Para que dois elevadores, se um
deles fica sempre vazio? Resolveram alternar seu funcionamento:
até as 17h funciona um, depois
funciona o outro.
Depois disso, saíram pelo prédio, garagem inclusive, checando
quantas lâmpadas eram supérfluas, isto é, com que redução era
possível trabalhar. Além disso, é
claro, examinaram a possibilidade de trocar as que restaram por
lâmpadas mais frias, que gastam
menos e duram mais.
Até aí não tinham gasto nada.
Tiveram que calcular os gastos
com as novas lâmpadas, o que
nos meus livros era chamado de
pequenas inovações tecnológicas.
Certas empresas, como a americana Parker, investiram US$ 50
mil em inovação tecnológica e
realizaram uma economia anual
de US$ 1,2 milhão [Robert Stobaugh e Daneil Yergin, "Energy
Future -Report of the Energy
Project at the Harvard Business
School" (o futuro da energia
-relato do projeto energético da
Harvard Business School), ed.
Random House, EUA].
A porteira e o síndico buscavam
resultados mais modestos. No caminho, descobriram também que
nosso prédio era pouco inteligente, quase nada inteligente, para
dizer a verdade. Se você sai do elevador e acende a luz do corredor
em qualquer andar, todos os andares se iluminavam também.

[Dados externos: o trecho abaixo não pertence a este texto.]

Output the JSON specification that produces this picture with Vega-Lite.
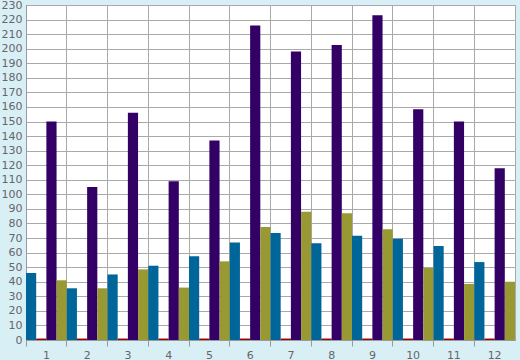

Portanto foi preciso trazer um
eletricista para limitar a luz ao
andar que precisa dele em determinado momento.
Estamos longe dos hotéis cinco
estrelas que usam um cartão
magnético como chave e desarmam a luz, automaticamente,
quando retiramos o cartão. Demos, no entanto, um pequeno
passo rumo ao futuro. Aliás, pode
ser um minúsculo passo, mas isso
só vamos saber quando chegar a
conta de luz no fim do mês.
Um senador americano, certa
vez, foi questionado sobre o tema
"conservação de energia". Por
que não falava do tema? A resposta: não tem qualquer glamour
ficar explicando qual a forma
mais econômica de se torrar o
pão. As pessoas dormiriam, segundo ele, que usou uma expressão mais forte: "Enterrariam o
nariz no Rice Krispies".
E, num painel sobre energia, 48
senadores optaram por discutir o
suprimento e apenas dois se interessaram pela conservação.

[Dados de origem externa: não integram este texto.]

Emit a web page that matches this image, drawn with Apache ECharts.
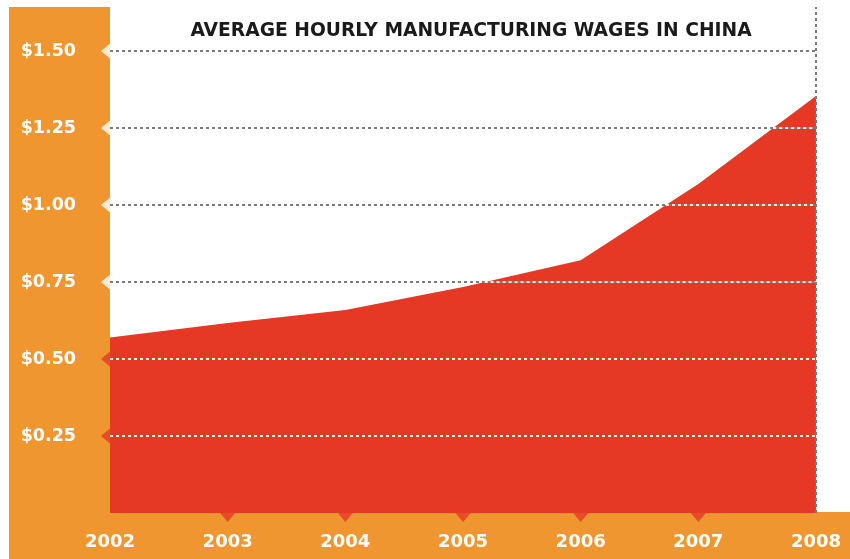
<!DOCTYPE html>
<html>
<head>
<meta charset="utf-8">
<script src="https://cdn.jsdelivr.net/npm/echarts@6/dist/echarts.min.js"></script>
<style>
html,body{margin:0;padding:0;background:#fff;}
#chart{width:850px;height:559px;}
</style>
</head>
<body>
<div id="chart"></div>
<script>
// ---- data ----
const title = 'AVERAGE HOURLY MANUFACTURING WAGES IN CHINA';
const years = [2002, 2003, 2004, 2005, 2006, 2007, 2008];
const wages = [0.57, 0.617, 0.659, 0.734, 0.821, 1.068, 1.354];
const yTicks = [0.25, 0.50, 0.75, 1.00, 1.25, 1.50];

// ---- styles ----
const ORANGE = '#EF9631';
const RED = '#E53825';
const GRAY = '#7a7a7a';
const FONT = '"DejaVu Sans", "Open Sans", sans-serif';

const areaData = years.map((y, i) => [y, wages[i]]);

// white dotted segments where grid lines run inside the red area
function crossing(t) {
  if (wages[0] >= t) return years[0];
  for (let i = 1; i < wages.length; i++) {
    if (wages[i] >= t) {
      const f = (t - wages[i - 1]) / (wages[i] - wages[i - 1]);
      return years[i - 1] + f * (years[i] - years[i - 1]);
    }
  }
  return null;
}
const whiteSegs = [];
yTicks.forEach(t => {
  const x0 = crossing(t);
  if (x0 !== null) whiteSegs.push([{ coord: [x0, t] }, { coord: [years[years.length - 1], t] }]);
});

const leftRed = yTicks.filter(t => t < wages[0]).map(t => [years[0], t]);
const leftWhite = yTicks.filter(t => t >= wages[0]).map(t => [years[0], t]);
const bottomNotches = years.slice(1, -1).map(y => [y, 0]);

const chart = echarts.init(document.getElementById('chart'), null, { renderer: 'canvas' });
chart.setOption({
  animation: false,
  backgroundColor: '#fff',
  title: {
    text: title,
    left: 466,
    top: 17,
    textAlign: 'center',
    textStyle: { fontFamily: FONT, fontWeight: 'bold', fontSize: 18.7, color: '#1a1a1a' }
  },
  graphic: [
    { type: 'rect', z: -10, shape: { x: 9, y: 7, width: 101, height: 552 }, style: { fill: ORANGE } },
    { type: 'rect', z: -10, shape: { x: 9, y: 512, width: 841, height: 47 }, style: { fill: ORANGE } }
  ],
  grid: { left: 110, right: 34, top: 7, bottom: 46, containLabel: false },
  xAxis: {
    type: 'value', min: 2002, max: 2008, interval: 1,
    axisLine: { show: false }, axisTick: { show: false }, splitLine: { show: false },
    axisLabel: {
      margin: 20, color: '#fff', fontFamily: FONT, fontWeight: 'bold', fontSize: 18,
      formatter: v => String(v)
    }
  },
  yAxis: {
    type: 'value', min: 0, max: 1.643, interval: 0.25,
    axisLine: { show: false }, axisTick: { show: false }, splitLine: { show: false },
    axisLabel: {
      margin: 34, color: '#fff', fontFamily: FONT, fontWeight: 'bold', fontSize: 17.5,
      showMinLabel: false, showMaxLabel: false,
      formatter: v => '$' + v.toFixed(2)
    }
  },
  series: [
    {
      // gray dotted grid lines (under the area)
      type: 'line', z: 1, data: areaData, symbol: 'none',
      lineStyle: { opacity: 0 }, silent: true,
      markLine: {
        silent: true, symbol: 'none', label: { show: false },
        lineStyle: { color: GRAY, type: [3, 3], width: 2 },
        data: yTicks.map(t => ({ yAxis: t }))
      }
    },
    {
      type: 'line', z: 2, data: areaData, symbol: 'none',
      lineStyle: { width: 0, color: RED },
      areaStyle: { color: RED, opacity: 1 },
      markLine: {
        silent: true, symbol: 'none', label: { show: false },
        lineStyle: { color: 'rgba(255,255,255,0.9)', type: [3, 3], width: 2 },
        data: whiteSegs
      }
    },
    {
      // right border dotted line
      type: 'line', z: 5, data: [], symbol: 'none',
      markLine: {
        silent: true, symbol: 'none', label: { show: false },
        lineStyle: { color: GRAY, type: [3, 3], width: 2 },
        data: [{ xAxis: years[years.length - 1] }]
      }
    },
    {
      type: 'scatter', z: 3, data: leftRed, symbol: 'triangle',
      symbolSize: [15, 9], symbolRotate: 90, symbolOffset: [-4.5, 0],
      itemStyle: { color: RED }, silent: true
    },
    {
      type: 'scatter', z: 3, data: leftWhite, symbol: 'triangle',
      symbolSize: [15, 9], symbolRotate: 90, symbolOffset: [-4.5, 0],
      itemStyle: { color: '#fff' }, silent: true
    },
    {
      type: 'scatter', z: 3, data: bottomNotches, symbol: 'triangle',
      symbolSize: [15, 9], symbolRotate: 180, symbolOffset: [0, 4.5],
      itemStyle: { color: RED }, silent: true
    }
  ]
});
</script>
</body>
</html>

Outro dia, o economista Paul
Krugmann citou um político que
dizia que conservação de energia
era coisa de frouxo, o negócio era
produzir e consumir. Esse espírito, que talvez não seja só norte-americano, mas de todos os países mais jovens, vai passar por
uma grande prova no Brasil. Como passou em Los Angeles, em
73. No final da crise, quando tudo
voltou ao normal, o consumo de
energia caiu 8%.
Mesmo com as falhas do governo brasileiro, as pessoas tiveram
a maturidade de buscar saídas
próprias, de inventar seus caminhos, revelando que, na realidade, a energia mesmo está na sociedade; ela não deixa o país para
baixo. E, nesse movimento, vamos nos distanciando um pouco
do grande modelo inspirador
norte-americano.
Como os norte-americanos
acham que conservar energia é
coisa de frouxo, têm uma das piores relações entre energia utilizada e dólar produzido.

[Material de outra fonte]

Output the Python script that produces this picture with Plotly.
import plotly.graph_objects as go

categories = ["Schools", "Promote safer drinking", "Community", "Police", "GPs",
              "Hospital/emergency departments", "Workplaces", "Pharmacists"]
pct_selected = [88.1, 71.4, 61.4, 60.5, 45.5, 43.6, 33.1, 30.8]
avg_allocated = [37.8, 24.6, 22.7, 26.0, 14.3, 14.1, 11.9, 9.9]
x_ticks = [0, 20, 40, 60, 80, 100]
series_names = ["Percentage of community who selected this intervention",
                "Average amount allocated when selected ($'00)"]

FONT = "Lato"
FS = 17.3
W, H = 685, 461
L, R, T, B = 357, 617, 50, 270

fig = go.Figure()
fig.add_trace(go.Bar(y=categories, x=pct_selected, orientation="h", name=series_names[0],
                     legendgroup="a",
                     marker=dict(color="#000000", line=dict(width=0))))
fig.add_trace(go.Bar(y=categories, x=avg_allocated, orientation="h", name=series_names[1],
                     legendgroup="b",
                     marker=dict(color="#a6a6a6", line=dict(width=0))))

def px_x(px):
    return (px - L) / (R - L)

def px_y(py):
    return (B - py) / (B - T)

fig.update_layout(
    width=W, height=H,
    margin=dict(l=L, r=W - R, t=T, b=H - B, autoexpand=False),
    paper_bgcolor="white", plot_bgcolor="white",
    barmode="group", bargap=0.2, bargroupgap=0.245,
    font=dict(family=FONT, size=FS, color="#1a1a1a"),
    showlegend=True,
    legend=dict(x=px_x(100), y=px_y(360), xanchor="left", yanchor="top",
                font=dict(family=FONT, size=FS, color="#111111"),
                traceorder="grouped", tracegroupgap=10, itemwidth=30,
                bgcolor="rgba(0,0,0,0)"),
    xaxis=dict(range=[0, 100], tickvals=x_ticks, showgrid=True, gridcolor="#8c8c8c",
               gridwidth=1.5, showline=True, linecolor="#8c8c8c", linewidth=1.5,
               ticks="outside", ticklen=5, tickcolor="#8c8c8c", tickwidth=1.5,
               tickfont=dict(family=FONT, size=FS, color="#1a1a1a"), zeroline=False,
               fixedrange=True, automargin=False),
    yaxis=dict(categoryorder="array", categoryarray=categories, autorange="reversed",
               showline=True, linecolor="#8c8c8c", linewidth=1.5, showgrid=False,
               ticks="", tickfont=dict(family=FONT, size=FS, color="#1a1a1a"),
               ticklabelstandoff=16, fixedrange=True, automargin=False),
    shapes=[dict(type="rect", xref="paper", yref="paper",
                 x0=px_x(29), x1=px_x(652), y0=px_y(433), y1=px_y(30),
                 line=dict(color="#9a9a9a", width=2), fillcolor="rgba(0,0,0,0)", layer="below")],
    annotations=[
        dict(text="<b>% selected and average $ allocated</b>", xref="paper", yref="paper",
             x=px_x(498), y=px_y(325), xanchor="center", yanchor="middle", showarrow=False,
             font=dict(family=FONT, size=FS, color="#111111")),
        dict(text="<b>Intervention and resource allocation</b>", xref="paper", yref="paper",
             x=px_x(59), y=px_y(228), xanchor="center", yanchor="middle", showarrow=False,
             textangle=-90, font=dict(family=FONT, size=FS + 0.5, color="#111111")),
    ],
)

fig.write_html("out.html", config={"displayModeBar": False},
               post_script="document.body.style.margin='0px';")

A energia que eles gastam para
obter um dólar de seu produto
nacional é o dobro da que o Japão
e a França precisam para produzir o mesmo dólar e um pouco
menos que o dobro da Alemanha,
país que, por sua vez, está com
inúmeros projetos de conservação, para melhorar mais ainda
sua performance.
Por isso que desde o princípio
não me fixei muito nos erros do
governo, embora alguém tenha
de responder por isso no momento adequado. Sabia que a sociedade brasileira teria uma chance
de questionar um modelo insustentável. Se começássemos no
meio de março, quando morreram as esperanças de chuva, certamente teríamos mais chance de
evitar os cortes.
Virou quase um lugar-comum
aquela definição chinesa de que a
crise é também uma possibilidade. Mas, já que cedemos ao clichê,
por que não capitular de vez e
afirmar que o ditado cai como
uma luva para descrever esse momento do Brasil?